== What you should do ==
Skip the pictures. Transcribe the rest of the data below without changing a word.

== Material provided ==

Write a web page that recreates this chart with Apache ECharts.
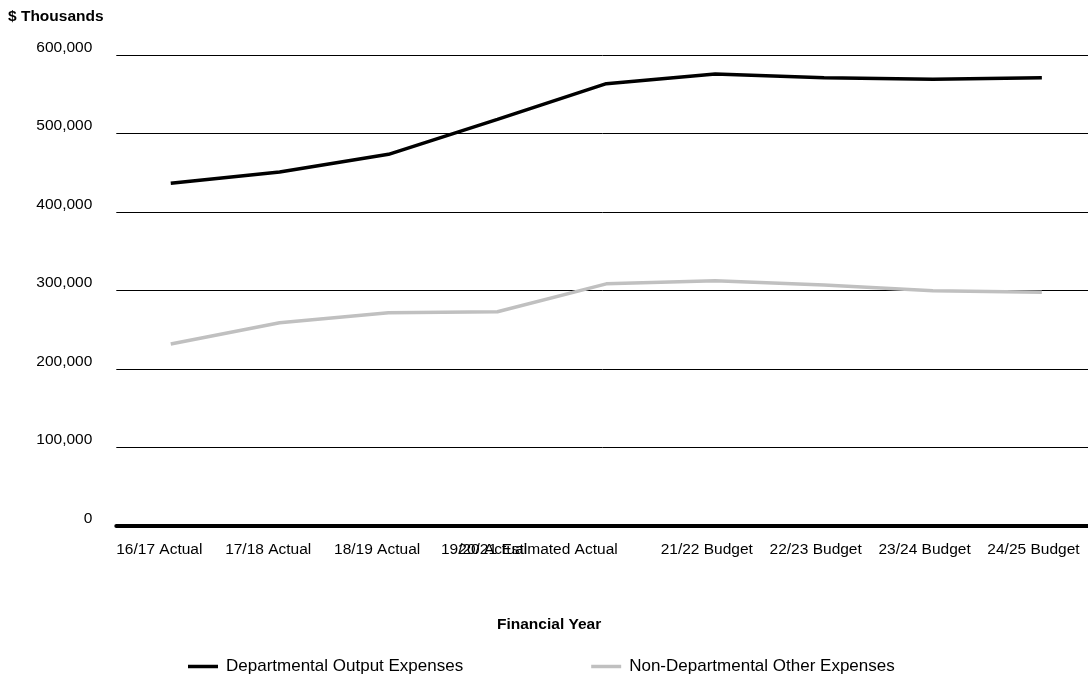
<!DOCTYPE html>
<html>
<head>
<meta charset="utf-8">
<script src="https://cdn.jsdelivr.net/npm/echarts@6/dist/echarts.min.js"></script>
<style>
html,body{margin:0;padding:0;background:#fff;}
#chart{width:1088px;height:677px;}
</style>
</head>
<body>
<div id="chart"></div>
<script>
const categories = ['16/17 Actual','17/18 Actual','18/19 Actual','19/20 Actual','20/21 Estimated Actual','21/22 Budget','22/23 Budget','23/24 Budget','24/25 Budget'];
const departmentalOutput = [436500, 451000, 473500, 518000, 563500, 575800, 571000, 569000, 571000];
const nonDepartmentalOther = [231800, 259000, 271700, 273000, 308500, 312500, 307000, 299700, 297700];
const yTicks = [0, 100000, 200000, 300000, 400000, 500000, 600000];
const seriesNames = ['Departmental Output Expenses', 'Non-Departmental Other Expenses'];

const FONT = "'Liberation Sans', Arial, sans-serif";
const chart = echarts.init(document.getElementById('chart'), null, {renderer: 'canvas'});

// label box widths (label text starts at the left of its box, box centred on category)
const labelBox = [109, 109, 109, 113, 296, 109, 109, 109, 109];
const rich = {};
labelBox.forEach((w, i) => {
  rich['c' + i] = {width: w, align: 'left', fontSize: 15.5, fontFamily: FONT, color: '#000'};
});

chart.setOption({
  animation: false,
  backgroundColor: '#fff',
  title: [
    {text: '$ Thousands', left: 8, top: 9, padding: 0,
     textStyle: {fontSize: 15.5, fontWeight: 'bold', fontFamily: FONT, color: '#000'}},
    {text: 'Financial Year', left: 497, top: 617, padding: 0,
     textStyle: {fontSize: 15.5, fontWeight: 'bold', fontFamily: FONT, color: '#000'}}
  ],
  legend: {
    left: 188, top: 658, padding: 0,
    icon: 'rect', itemWidth: 30, itemHeight: 3.5, itemGap: 128,
    textStyle: {fontSize: 17, fontFamily: FONT, color: '#000', padding: [0, 0, 0, 3]},
    data: seriesNames
  },
  grid: {left: 116.3, width: 980, top: 55, bottom: 151, containLabel: false, outerBoundsMode: 'none'},
  xAxis: {
    type: 'category',
    data: categories,
    boundaryGap: true,
    axisLine: {show: true, lineStyle: {color: '#000', width: 4}},
    axisTick: {show: false},
    splitLine: {show: false},
    axisLabel: {
      interval: 0, margin: 16, align: 'center',
      formatter: function (v, i) { return '{c' + i + '|' + v + '}'; },
      rich: rich
    }
  },
  yAxis: {
    type: 'value',
    min: yTicks[0], max: yTicks[yTicks.length - 1], interval: yTicks[1] - yTicks[0],
    axisLine: {show: false},
    axisTick: {show: false},
    splitLine: {show: true, lineStyle: {color: '#000', width: 1}},
    axisLabel: {
      margin: 24, fontSize: 15.5, fontFamily: FONT, color: '#000',
      verticalAlign: 'bottom', lineHeight: 15
    }
  },
  series: [
    {
      name: seriesNames[0], type: 'line', data: departmentalOutput,
      symbol: 'none', lineStyle: {color: '#000', width: 3.5}, itemStyle: {color: '#000'}
    },
    {
      name: seriesNames[1], type: 'line', data: nonDepartmentalOther,
      symbol: 'none', lineStyle: {color: '#c0c0c0', width: 3.5}, itemStyle: {color: '#c0c0c0'}
    }
  ]
});
</script>
</body>
</html>
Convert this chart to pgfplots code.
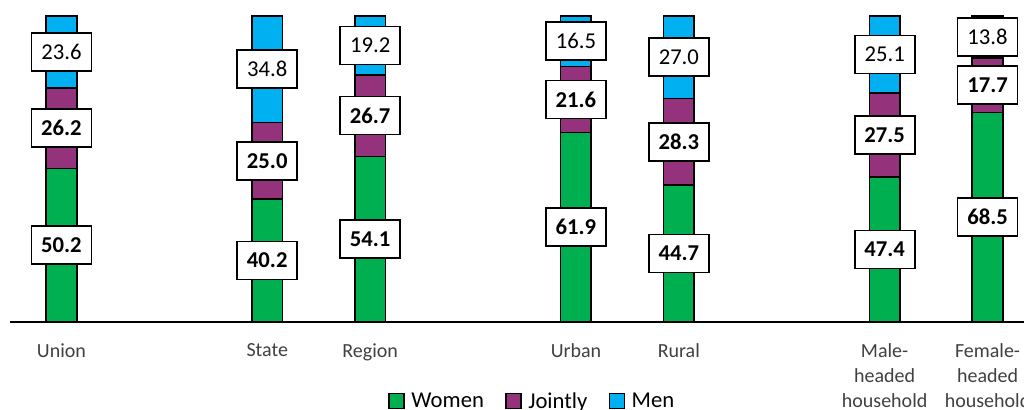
\documentclass[border=0pt]{standalone}
\usepackage{fontspec}
\setmainfont{Carlito}
\usepackage{pgfplots}
\usepackage{pgfplotstable}
\pgfplotsset{compat=1.18}

\definecolor{cwomen}{HTML}{00B050}
\definecolor{cjoint}{RGB}{148,50,124}
\definecolor{cmen}{HTML}{00B0F0}
\definecolor{labgray}{HTML}{404040}

% shares (%) of decision making
\pgfplotstableread{
x w j m
0 50.2 26.2 23.6
2 40.2 25.0 34.8
3 54.1 26.7 19.2
5 61.9 21.6 16.5
6 44.7 28.3 27.0
8 47.4 27.5 25.1
9 68.5 17.7 13.8
}\datatable

\begin{document}
\begin{tikzpicture}
% page = 1024x410 px, 1px = 0.75pt; plot area SW at (10px,322px)
\useasboundingbox (-7.5pt,-66pt) rectangle (760.5pt,241.5pt);
\begin{axis}[
  at={(0,0)}, anchor=south west,
  scale only axis, width=771.75pt, height=229.5pt,
  xmin=-0.5, xmax=9.5, ymin=0, ymax=100,
  clip=false,
  ybar stacked, bar width=23pt,
  axis x line*=bottom, hide y axis,
  axis line style={line width=2pt, -},
  xtick=data, major tick length=0pt,
  xticklabels={Union, State, Region, Urban, Rural,
    {Male-\\headed\\household}, {Female-\\headed\\household}},
  xticklabel style={align=center, anchor=north, yshift=-12.5pt,
    text=labgray, font=\fontsize{15}{18.75}\selectfont},
  every axis plot/.append style={draw=black, line width=1.2pt},
  point meta=explicit symbolic,
  every node near coord/.append style={anchor=center, fill=white, draw=black,
    line width=1.3pt, inner sep=1pt, minimum width=45pt, minimum height=28.5pt,
    text=black, font=\fontsize{17}{20}\selectfont},
  legend columns=3,
  legend style={at={(0.508,-0.259)}, anchor=center, draw=none, fill=none,
    font=\fontsize{17}{20}\selectfont,
    /tikz/every odd column/.append style={column sep=3pt},
    /tikz/every even column/.append style={column sep=14pt}},
  legend image code/.code={\draw[#1, line width=1pt] (0pt,-5.6pt) rectangle (11.25pt,5.6pt);},
]
\addplot[fill=cwomen, nodes near coords={\textbf{\pgfplotspointmeta}}]
  table[x=x, y=w, meta=w] {\datatable};
\addlegendentry{Women}
\addplot[fill=cjoint, nodes near coords={\textbf{\pgfplotspointmeta}}]
  table[x=x, y=j, meta=j] {\datatable};
\addlegendentry{Jointly}
\addplot[fill=cmen, nodes near coords={\pgfplotspointmeta}]
  table[x=x, y=m, meta=m] {\datatable};
\addlegendentry{Men}
\end{axis}
\end{tikzpicture}
\end{document}
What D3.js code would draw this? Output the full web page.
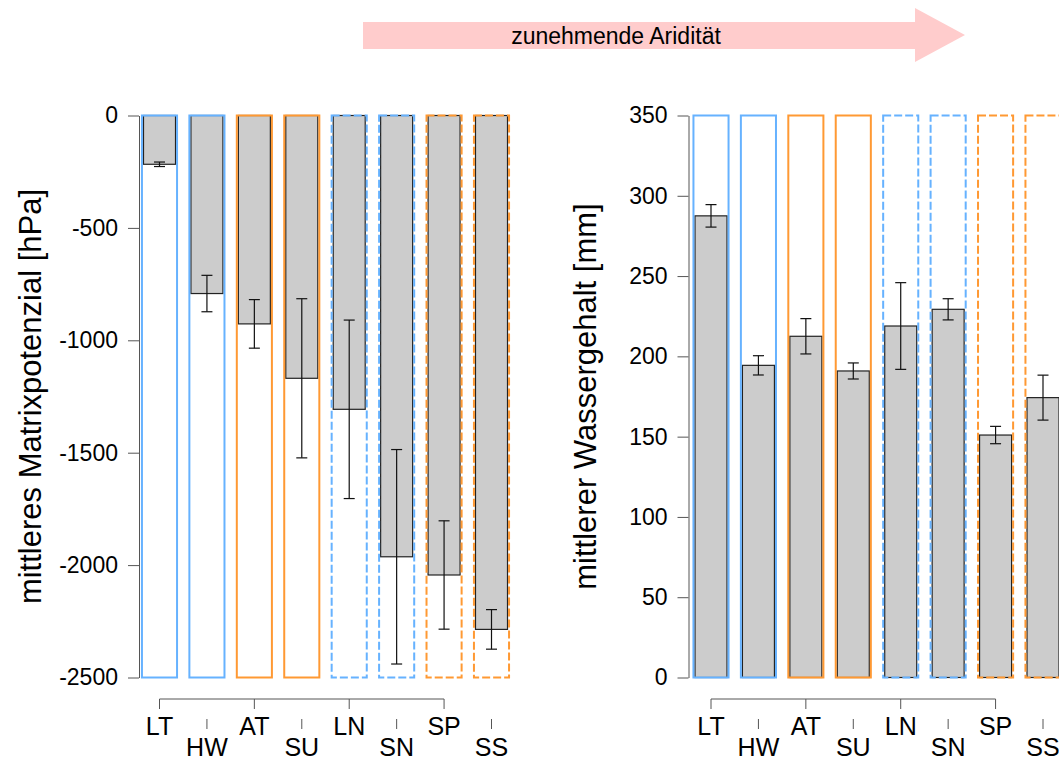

== Result of the task ==
Write a web page that recreates this chart with Apache ECharts.
<!DOCTYPE html>
<html>
<head>
<meta charset="utf-8">
<script src="https://cdn.jsdelivr.net/npm/echarts@6/dist/echarts.min.js"></script>
<style>
html,body{margin:0;padding:0;background:#fff;}
#chart{width:1088px;height:677px;}
</style>
</head>
<body>
<div id="chart"></div>
<script>
const categories = ['16/17 Actual','17/18 Actual','18/19 Actual','19/20 Actual','20/21 Estimated Actual','21/22 Budget','22/23 Budget','23/24 Budget','24/25 Budget'];
const departmentalOutput = [436500, 451000, 473500, 518000, 563500, 575800, 571000, 569000, 571000];
const nonDepartmentalOther = [231800, 259000, 271700, 273000, 308500, 312500, 307000, 299700, 297700];
const yTicks = [0, 100000, 200000, 300000, 400000, 500000, 600000];
const seriesNames = ['Departmental Output Expenses', 'Non-Departmental Other Expenses'];

const FONT = "'Liberation Sans', Arial, sans-serif";
const chart = echarts.init(document.getElementById('chart'), null, {renderer: 'canvas'});

// label box widths (label text starts at the left of its box, box centred on category)
const labelBox = [109, 109, 109, 113, 296, 109, 109, 109, 109];
const rich = {};
labelBox.forEach((w, i) => {
  rich['c' + i] = {width: w, align: 'left', fontSize: 15.5, fontFamily: FONT, color: '#000'};
});

chart.setOption({
  animation: false,
  backgroundColor: '#fff',
  title: [
    {text: '$ Thousands', left: 8, top: 9, padding: 0,
     textStyle: {fontSize: 15.5, fontWeight: 'bold', fontFamily: FONT, color: '#000'}},
    {text: 'Financial Year', left: 497, top: 617, padding: 0,
     textStyle: {fontSize: 15.5, fontWeight: 'bold', fontFamily: FONT, color: '#000'}}
  ],
  legend: {
    left: 188, top: 658, padding: 0,
    icon: 'rect', itemWidth: 30, itemHeight: 3.5, itemGap: 128,
    textStyle: {fontSize: 17, fontFamily: FONT, color: '#000', padding: [0, 0, 0, 3]},
    data: seriesNames
  },
  grid: {left: 116.3, width: 980, top: 55, bottom: 151, containLabel: false, outerBoundsMode: 'none'},
  xAxis: {
    type: 'category',
    data: categories,
    boundaryGap: true,
    axisLine: {show: true, lineStyle: {color: '#000', width: 4}},
    axisTick: {show: false},
    splitLine: {show: false},
    axisLabel: {
      interval: 0, margin: 16, align: 'center',
      formatter: function (v, i) { return '{c' + i + '|' + v + '}'; },
      rich: rich
    }
  },
  yAxis: {
    type: 'value',
    min: yTicks[0], max: yTicks[yTicks.length - 1], interval: yTicks[1] - yTicks[0],
    axisLine: {show: false},
    axisTick: {show: false},
    splitLine: {show: true, lineStyle: {color: '#000', width: 1}},
    axisLabel: {
      margin: 24, fontSize: 15.5, fontFamily: FONT, color: '#000',
      verticalAlign: 'bottom', lineHeight: 15
    }
  },
  series: [
    {
      name: seriesNames[0], type: 'line', data: departmentalOutput,
      symbol: 'none', lineStyle: {color: '#000', width: 3.5}, itemStyle: {color: '#000'}
    },
    {
      name: seriesNames[1], type: 'line', data: nonDepartmentalOther,
      symbol: 'none', lineStyle: {color: '#c0c0c0', width: 3.5}, itemStyle: {color: '#c0c0c0'}
    }
  ]
});
</script>
</body>
</html>
Convert this chart to pgfplots code.
\documentclass[border=0pt]{standalone}
\usepackage{fontspec}
\setmainfont{Carlito}
\usepackage{pgfplots}
\usepackage{pgfplotstable}
\pgfplotsset{compat=1.18}

\definecolor{cwomen}{HTML}{00B050}
\definecolor{cjoint}{RGB}{148,50,124}
\definecolor{cmen}{HTML}{00B0F0}
\definecolor{labgray}{HTML}{404040}

% shares (%) of decision making
\pgfplotstableread{
x w j m
0 50.2 26.2 23.6
2 40.2 25.0 34.8
3 54.1 26.7 19.2
5 61.9 21.6 16.5
6 44.7 28.3 27.0
8 47.4 27.5 25.1
9 68.5 17.7 13.8
}\datatable

\begin{document}
\begin{tikzpicture}
% page = 1024x410 px, 1px = 0.75pt; plot area SW at (10px,322px)
\useasboundingbox (-7.5pt,-66pt) rectangle (760.5pt,241.5pt);
\begin{axis}[
  at={(0,0)}, anchor=south west,
  scale only axis, width=771.75pt, height=229.5pt,
  xmin=-0.5, xmax=9.5, ymin=0, ymax=100,
  clip=false,
  ybar stacked, bar width=23pt,
  axis x line*=bottom, hide y axis,
  axis line style={line width=2pt, -},
  xtick=data, major tick length=0pt,
  xticklabels={Union, State, Region, Urban, Rural,
    {Male-\\headed\\household}, {Female-\\headed\\household}},
  xticklabel style={align=center, anchor=north, yshift=-12.5pt,
    text=labgray, font=\fontsize{15}{18.75}\selectfont},
  every axis plot/.append style={draw=black, line width=1.2pt},
  point meta=explicit symbolic,
  every node near coord/.append style={anchor=center, fill=white, draw=black,
    line width=1.3pt, inner sep=1pt, minimum width=45pt, minimum height=28.5pt,
    text=black, font=\fontsize{17}{20}\selectfont},
  legend columns=3,
  legend style={at={(0.508,-0.259)}, anchor=center, draw=none, fill=none,
    font=\fontsize{17}{20}\selectfont,
    /tikz/every odd column/.append style={column sep=3pt},
    /tikz/every even column/.append style={column sep=14pt}},
  legend image code/.code={\draw[#1, line width=1pt] (0pt,-5.6pt) rectangle (11.25pt,5.6pt);},
]
\addplot[fill=cwomen, nodes near coords={\textbf{\pgfplotspointmeta}}]
  table[x=x, y=w, meta=w] {\datatable};
\addlegendentry{Women}
\addplot[fill=cjoint, nodes near coords={\textbf{\pgfplotspointmeta}}]
  table[x=x, y=j, meta=j] {\datatable};
\addlegendentry{Jointly}
\addplot[fill=cmen, nodes near coords={\pgfplotspointmeta}]
  table[x=x, y=m, meta=m] {\datatable};
\addlegendentry{Men}
\end{axis}
\end{tikzpicture}
\end{document}
What D3.js code would draw this? Output the full web page.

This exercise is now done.